The result applies to training more complicated model in the following ways:
1. For MIMO (multi-input multi-output) LDS, given suitable condition, a perturbed system, which can be regarded as multiple coupled SISO LDS, serves as a good approximation;
2. For MIMO LDS, consider multiple SIMO LDS by randomly projecting the original input onto 1-dimension subspaces, the averaged output of these SIMO LDS can approximate the output of the original system given sufficiently large number of projections;
3. For nonliear RNNs, nonliear operation from layer to layer is approximated by a stack of time-varying LDS.

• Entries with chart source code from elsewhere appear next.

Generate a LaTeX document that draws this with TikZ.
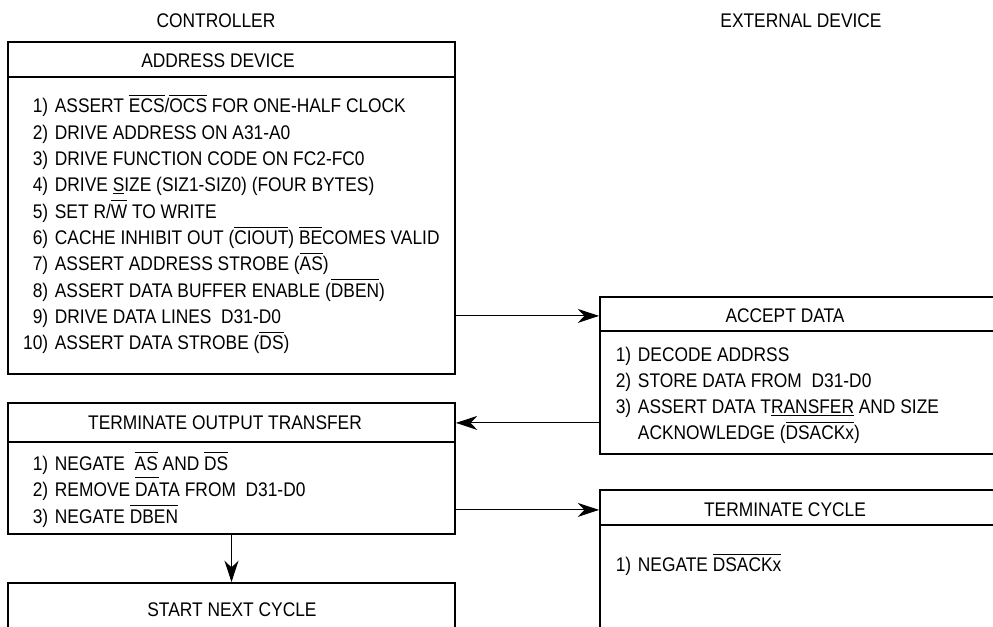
\documentclass[tikz,border=0pt]{standalone}
\usepackage{fontspec}
\setmainfont{Liberation Sans}[FakeStretch=0.88]
\usetikzlibrary{arrows.meta,fit}
% bars over / under signal names
\newcommand\ovl[2][2.4pt]{\leavevmode\setbox0\hbox{#2}\rlap{\rule[\dimexpr\fontcharht\font`E+#1\relax]{\wd0}{0.6pt}}\box0\relax}
\newcommand\unl[1]{\leavevmode\setbox0\hbox{#1}\rlap{\rule[-1.4pt]{\wd0}{0.6pt}}\box0\relax}
\newcommand\itm[2]{\makebox[19.5pt][r]{#1}\hspace{5pt}#2}

\begin{document}
\begin{tikzpicture}[x=0.75pt,y=-0.75pt,
 font=\fontsize{14.8pt}{17pt}\selectfont,
 box/.style={draw,line width=1.4pt,inner sep=0pt},
 divider/.style={line width=0.8pt},
 hd/.style={anchor=base,inner sep=0pt},
 row/.style={anchor=base west,inner sep=0pt},
 arr/.style={line width=0.8pt,-{Stealth[length=16pt,width=10.5pt,inset=5pt]}}]
\clip (0,0) rectangle (993,627);
% column titles
\node[hd] (ctl) at (216,27.2) {CONTROLLER};
\node[hd] (ext) at (801,27.2) {EXTERNAL DEVICE};
% controller
\node[box,fit={(8,42)(455,374)}] (addr) {};
\draw[divider] (addr.west |- 0,77) -- (addr.east |- 0,77);
\node[hd] (addrH) at (218,67.7) {ADDRESS DEVICE};
\foreach \t [count=\i] in {%
 {ASSERT \ovl{ECS}/\ovl{OCS} FOR ONE-HALF CLOCK},
 {DRIVE ADDRESS ON A31-A0},
 {DRIVE FUNCTION CODE ON FC2-FC0},
 {DRIVE \unl{S}IZE (SIZ1-SIZ0) (FOUR BYTES)},
 {SET R/\ovl{W} TO WRITE},
 {CACHE INHIBIT OUT (\ovl{CIOUT}) \ovl{BE}COMES VALID},
 {ASSERT ADDRESS STROBE (\ovl{AS})},
 {ASSERT DATA BUFFER ENABLE (\ovl{DBEN})},
 {DRIVE DATA LINES~~D31-D0},
 {ASSERT DATA STROBE (\ovl{DS})}}
 \node[row] (a\i) at (22,{112.7+26.33*(\i-1)}) {\itm{\i)}{\t}};

\node[box,fit={(8,403)(455,534)}] (term) {};
\draw[divider] (term.west |- 0,442) -- (term.east |- 0,442);
\node[hd] (termH) at (225,429.7) {TERMINATE OUTPUT TRANSFER};
\node[row] (t1) at (22,470) {\itm{1)}{NEGATE~~\ovl{AS} AND \ovl{DS}}};
\node[row] (t2) at (22,496.5) {\itm{2)}{REMOVE \ovl[3.5pt]{DA}TA FROM~~D31-D0}};
\node[row] (t3) at (22,523) {\itm{3)}{NEGATE \ovl{DBEN}}};

\node[box,fit={(8,583)(455,650)}] (next) {};
\node[hd] (nextH) at (232,616.7) {START NEXT CYCLE};

% external device
\node[box,fit={(600,297)(1010,454)}] (accept) {};
\draw[divider] (accept.west |- 0,331) -- (accept.east |- 0,331);
\node[hd] (acceptH) at (785,322.7) {ACCEPT DATA};
\node[row] (d1) at (605,361.7) {\itm{1)}{DECODE ADDRSS}};
\node[row] (d2) at (605,387.7) {\itm{2)}{STORE DATA FROM~~D31-D0}};
\node[row] (d3) at (605,413.7) {\itm{3)}{ASSERT DATA T\unl{RANSFER} AND SIZE}};
\node[row] (d4) at (605,439.7) {\itm{}{ACKNOWLEDGE (\ovl{DSACKx})}};

\node[box,fit={(600,490)(1010,650)}] (tcyc) {};
\draw[divider] (tcyc.west |- 0,525) -- (tcyc.east |- 0,525);
\node[hd] (tcycH) at (785,516.7) {TERMINATE CYCLE};
\node[row] (c1) at (605,571.7) {\itm{1)}{NEGATE \ovl{DSACKx}}};

% handshake
\draw[arr] (addr.east |- acceptH) -- (accept.west |- acceptH);
\draw[arr] (accept.west |- termH) -- (term.east |- termH);
\draw[arr] (term.east |- tcycH) -- (tcyc.west |- tcycH);
\draw[arr] (term.south) -- (next.north);
\end{tikzpicture}
\end{document}
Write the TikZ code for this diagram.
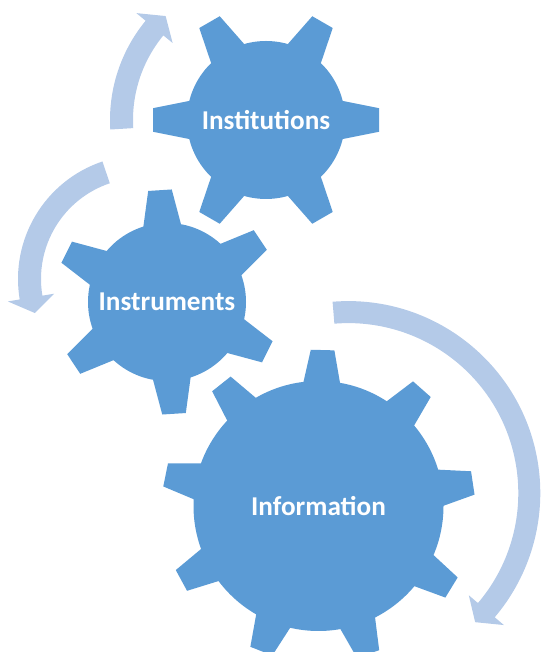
\documentclass[tikz,border=0pt]{standalone}
\usepackage{fontspec}
\setmainfont{Carlito}
\usepackage{xcolor}
\definecolor{GearBlue}{RGB}{91,155,213}
\definecolor{ArrowBlue}{RGB}{180,202,232}
\definecolor{White}{RGB}{255,255,255}
\usepackage{tikz}

% gear: center, body radius, tip radius, teeth, first tooth angle
\newcommand{\gearWheel}[5]{%
	\fill[GearBlue] (#1) circle[radius=#2];
	\foreach \k in {1,...,#4}
		\fill[GearBlue, shift={(#1)}, rotate={#5+360/#4*\k}]
			({#2-12},{-11.8-0.2*(#3-#2+12)}) -- (#3,-11.8) -- (#3,11.8) -- ({#2-12},{11.8+0.2*(#3-#2+12)}) -- cycle;
}

% turning arrow: center, inner radius, outer radius, start angle, head angle, tip angle
\newcommand{\turnArrow}[6]{%
	\fill[ArrowBlue, shift={(#1)}]
		(#4:#3) arc[start angle=#4, end angle=#5, radius=#3]
		-- (#5:{#3+12}) -- (#6:{(#2+#3)/2}) -- (#5:{#2-12}) -- (#5:#2)
		arc[start angle=#5, end angle=#4, radius=#2] -- cycle;
}

\begin{document}
\begin{tikzpicture}[x=1pt, y=1pt,
		gearlabel/.style={align=center, text=White, font=\bfseries\fontsize{27.2}{31}\selectfont}]
		
		\useasboundingbox (0,0) rectangle (541,652);
		
		% Centers
		\coordinate (gearInst) at (266,532);
		\coordinate (gearInstr) at (167,350);
		\coordinate (gearInfo) at (318.5,146);
		\coordinate (turnInst) at (266,532);
		\coordinate (turnInstr) at (142,373);
		\coordinate (turnInfo) at (348.3,158.9);
		
		% Arrows
		\turnArrow{turnInst}{133}{156}{183.5}{140.5}{134}
		\turnArrow{turnInstr}{101}{124}{108.6}{189.5}{197.6}
		\turnArrow{turnInfo}{170}{192}{94.7}{-40.3}{-45.5}
		
		% Gears
		\gearWheel{gearInst}{79}{113}{6}{0}
		\gearWheel{gearInstr}{79}{112}{6}{33.6}
		\gearWheel{gearInfo}{125}{156}{9}{8.5}
		
		% Text
		\node[gearlabel] (institutions) at (gearInst) {Institutions};
		\node[gearlabel] (instruments) at (gearInstr) {Instruments};
		\node[gearlabel] (information) at (gearInfo) {Information};
		
	\end{tikzpicture}
\end{document}
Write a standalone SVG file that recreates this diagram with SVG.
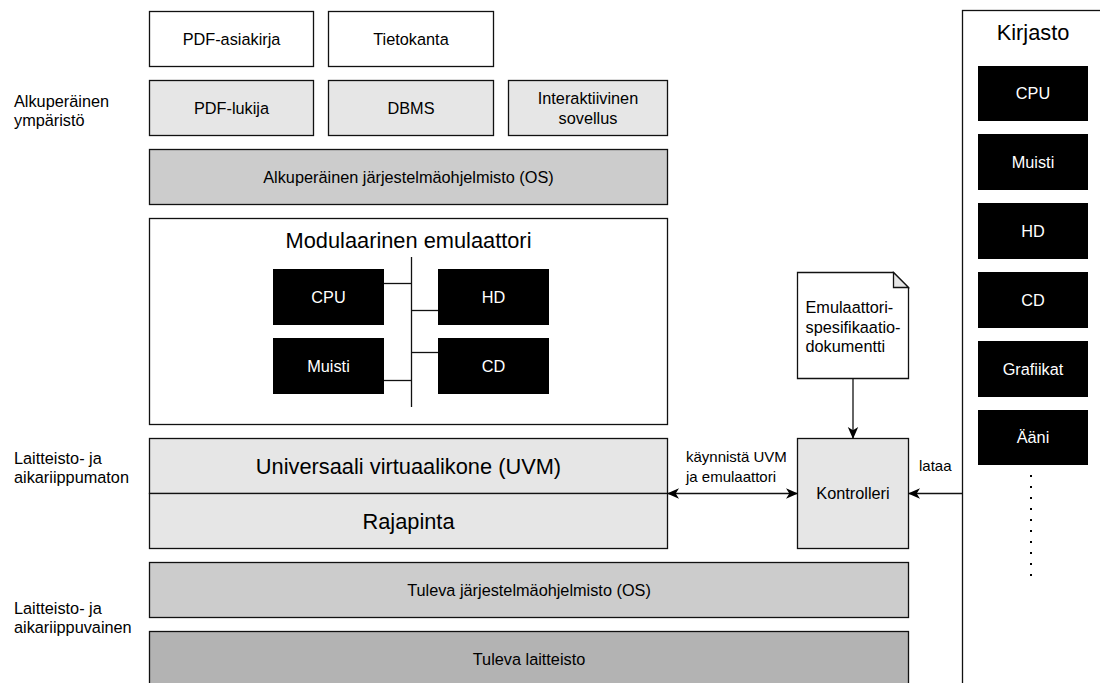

__ Strengths__: This paper suggested several approaches to approximate complicate dynamical systems by combination of simple linear systems, the claims and propositions regarding the approximation accuracy are well developed and supported by the numerical simulations. In the broad sense, these approaches are examples of identifying complicated systems by combination of simple systems with reasonable accuracy, which, as claimed by the author, might improve the computation efficiency.

__ Weaknesses__: To well motivate the approach of system identification with combination of linear systems. The LDStack, the RNN structure proposed in the paper, is supposed to: 1) have as rich expressive power as ordinary RNNs; 2) have some advantages over ordinary RNNs in some aspects such as computational complexity, dimension of parameter space, etc. In this paper, 1) is theoretically and numerically supported, while 2) is not seen from the numerical experiments. To be specific, one of the motivation of such approach is the high computational efficiency of training SIMO LDS for long sequence data. However, in the experiments there is no comparison between LDStack and ordinary RNNs regarding computation efficiency, possibly with dependency on the length of the sequence data.

__ Correctness__: yes

__ Clarity__: Theoretical part: well written with a few minor typos and problems
Algorithm part: Overall good but would be better with more details on the implementation of the LDStack: explicit parameterization and the gradients.
Experiment: see Weaknesses.

__ Relation to Prior Work__: yes

__ Reproducibility__: Yes

__ Additional Feedback__: typos:
1. line 109, C is missing in the canonical form; e_n, e_2 shoud be e_n(\lambda), e_2(\lambda).
2. line 124 Lemma 2, A is required to have the canonical form. The section 2.2 didn't explicitly specify that.
3. Typos in Figure 1. the state transition and output equations.
Comments:
1. line 170 Lemma 3, there is the degenerate case where A has repeated eigenvalues, which is not considered here (actually the reachablity prevents this case, but it is possible to have two eigenvalues close to each other, does that causes any numerical issues?)
2. line 461 in supplement, the proof only consider the case when A is normal, which is insufficient.